The reform is also expected to create much opportunity for other sectors including midstream, considering the infrastructure needs that could arise from the development of unconventional and ultra-deepwater resources. Unconventional resources are believed to be located near the Texas-Mexico border in the Eagle Ford, for example, where there is no infrastructure on the Mexican side, he pointed out. Such a need also exists in the upper northern part of the deepwater GoM.

Taxes related to production will be put into a sovereign fund, similar to those in Azerbaijan, Colombia and Norway, to help fund infrastructure improvements, he said.

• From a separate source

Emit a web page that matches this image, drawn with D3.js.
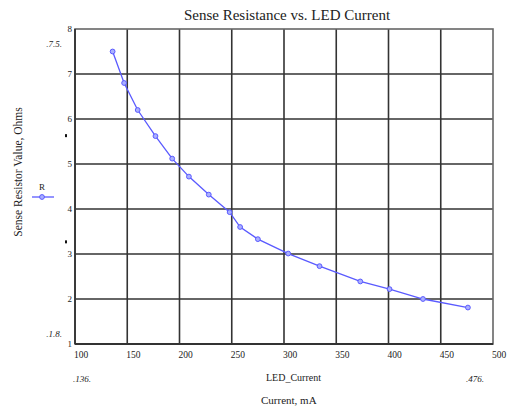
<!DOCTYPE html>
<html><head><meta charset="utf-8">
<script src="https://cdn.jsdelivr.net/npm/d3@7/dist/d3.min.js"></script>
<style>body{margin:0;background:#fff}svg{display:block}</style>
</head><body>
<script>
const currents = [136, 147, 160, 177, 193, 209, 228, 248, 258, 275, 304, 334, 373, 401, 433, 476];
const resistance = [7.5, 6.8, 6.2, 5.62, 5.12, 4.72, 4.32, 3.93, 3.6, 3.33, 3.01, 2.73, 2.39, 2.22, 2.0, 1.81];
const xTicks = [100, 150, 200, 250, 300, 350, 400, 450, 500];
const yTicks = [1, 2, 3, 4, 5, 6, 7, 8];
const title = "Sense Resistance vs. LED Current";
const xLabel = "Current, mA";
const yLabel = "Sense Resistor Value, Ohms";
const xVarName = "LED_Current";
const seriesName = "R";
const xRangeLabels = [".136.", ".476."];
const yRangeLabels = [".7.5.", ".1.8."];

const W = 507, H = 410;
const svg = d3.select("body").append("svg").attr("width", W).attr("height", H)
  .style("font-family", "'Liberation Serif','Times New Roman',serif");

const x = d3.scaleLinear().domain([100, 500]).range([75, 493]);
const y = d3.scaleLinear().domain([1, 8]).range([344, 29]);
const lineColor = "#5a5aff";

// grid
svg.append("g").selectAll("line.v").data(xTicks.slice(1, -1)).join("line")
  .attr("x1", d => x(d)).attr("x2", d => x(d)).attr("y1", y(8)).attr("y2", y(1))
  .attr("stroke", "#333").attr("stroke-width", 1.6);
svg.append("g").selectAll("line.h").data(yTicks.slice(1, -1)).join("line")
  .attr("y1", d => y(d)).attr("y2", d => y(d)).attr("x1", x(100)).attr("x2", x(500))
  .attr("stroke", "#333").attr("stroke-width", 1.6);
// border
svg.append("rect").attr("x", x(100)).attr("y", y(8)).attr("width", x(500) - x(100)).attr("height", y(1) - y(8))
  .attr("fill", "none").attr("stroke", "#666").attr("stroke-width", 1.6);
svg.append("line").attr("x1", x(100)).attr("x2", x(500)).attr("y1", y(1)).attr("y2", y(1)).attr("stroke", "#333").attr("stroke-width", 1.8);
svg.append("line").attr("x1", x(100)).attr("x2", x(100)).attr("y1", y(1)).attr("y2", y(8)).attr("stroke", "#333").attr("stroke-width", 1.8);

// tick labels
svg.append("g").selectAll("text").data(xTicks).join("text")
  .attr("x", d => x(d) - 1).attr("y", y(1) + 14).attr("font-size", 9.5).attr("fill", "#222").text(d => d);
svg.append("g").selectAll("text").data(yTicks).join("text")
  .attr("x", x(100) - 3).attr("y", d => y(d) + 3).attr("text-anchor", "end").attr("font-size", 9).attr("fill", "#222").text(d => d);

// small markers on y axis
svg.append("g").selectAll("rect").data([5.63, 3.27]).join("rect")
  .attr("x", 65).attr("y", d => y(d) - 1.5).attr("width", 2).attr("height", 3).attr("fill", "#111");

// line + markers
svg.append("path").datum(currents.map((c, i) => [c, resistance[i]]))
  .attr("d", d3.line().x(d => x(d[0])).y(d => y(d[1])))
  .attr("fill", "none").attr("stroke", lineColor).attr("stroke-width", 1.3);
svg.append("g").selectAll("circle").data(currents.map((c, i) => [c, resistance[i]])).join("circle")
  .attr("cx", d => x(d[0])).attr("cy", d => y(d[1])).attr("r", 2.4)
  .attr("fill", "#aab0ff").attr("stroke", lineColor).attr("stroke-width", 1);

// title
svg.append("text").attr("x", 287).attr("y", 20).attr("text-anchor", "middle").attr("font-size", 15).attr("fill", "#222").text(title);
// y label
svg.append("text").attr("transform", "translate(22,172) rotate(-90)").attr("text-anchor", "middle")
  .attr("font-size", 11.5).attr("fill", "#222").text(yLabel);
// x label & var name
svg.append("text").attr("x", 261).attr("y", 404).attr("font-size", 11).attr("fill", "#222").text(xLabel);
svg.append("text").attr("x", 266).attr("y", 381).attr("font-size", 10).attr("fill", "#222").text(xVarName);
// range labels
svg.append("text").attr("x", 73).attr("y", 382).attr("font-size", 9).attr("font-style", "italic").attr("fill", "#222").text(xRangeLabels[0]);
svg.append("text").attr("x", 466).attr("y", 382).attr("font-size", 9).attr("font-style", "italic").attr("fill", "#222").text(xRangeLabels[1]);
svg.append("text").attr("x", 62).attr("y", 47).attr("text-anchor", "end").attr("font-size", 9).attr("font-style", "italic").attr("fill", "#222").text(yRangeLabels[0]);
svg.append("text").attr("x", 62).attr("y", 337).attr("text-anchor", "end").attr("font-size", 9).attr("font-style", "italic").attr("fill", "#222").text(yRangeLabels[1]);

// legend
svg.append("text").attr("x", 42).attr("y", 190).attr("text-anchor", "middle").attr("font-size", 9).attr("fill", "#222").text(seriesName);
svg.append("line").attr("x1", 32).attr("x2", 54).attr("y1", 197).attr("y2", 197).attr("stroke", lineColor).attr("stroke-width", 1.3);
svg.append("circle").attr("cx", 42).attr("cy", 197).attr("r", 2.4).attr("fill", "#aab0ff").attr("stroke", lineColor);
</script>
</body></html>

The reform comes as Mexico tries to reverse declining production, which Herrera said has now stabilized for oil at about 2.5 million barrels per day (MMbbl/d), while gas production continues to fall. Currently, gas production is about 158.6 MMcm/d (5.6 Bcf/d).

Bloomberg reported that Pemex’s output reached its lowest monthly production levels in more than 18 years in March, falling 2.1% in the first-quarter compared to a year ago. The company produced 2.48 MMbbl/d in April and aims to increase that number to 3 MMbbl/d within four years.

Hopes are high for the reform to reverse the trend.

“I think we have the potential to deliver 2 million barrels of oil per day from unconventionals and 3 million barrels of oil a day in onshore known areas that were left behind because of Cantarell,” Herrera said. “I’m pretty sure that in the Gulf of Mexico we should be able to deliver more or less another 2 million barrels a day.

“It may take perhaps another decade,” he continued. “But meanwhile, new investment and fresh money is going to go into Mexico, and this is good for the economy. This is good for job creation, and I’m pretty convinced that this is our chance to transform the region.”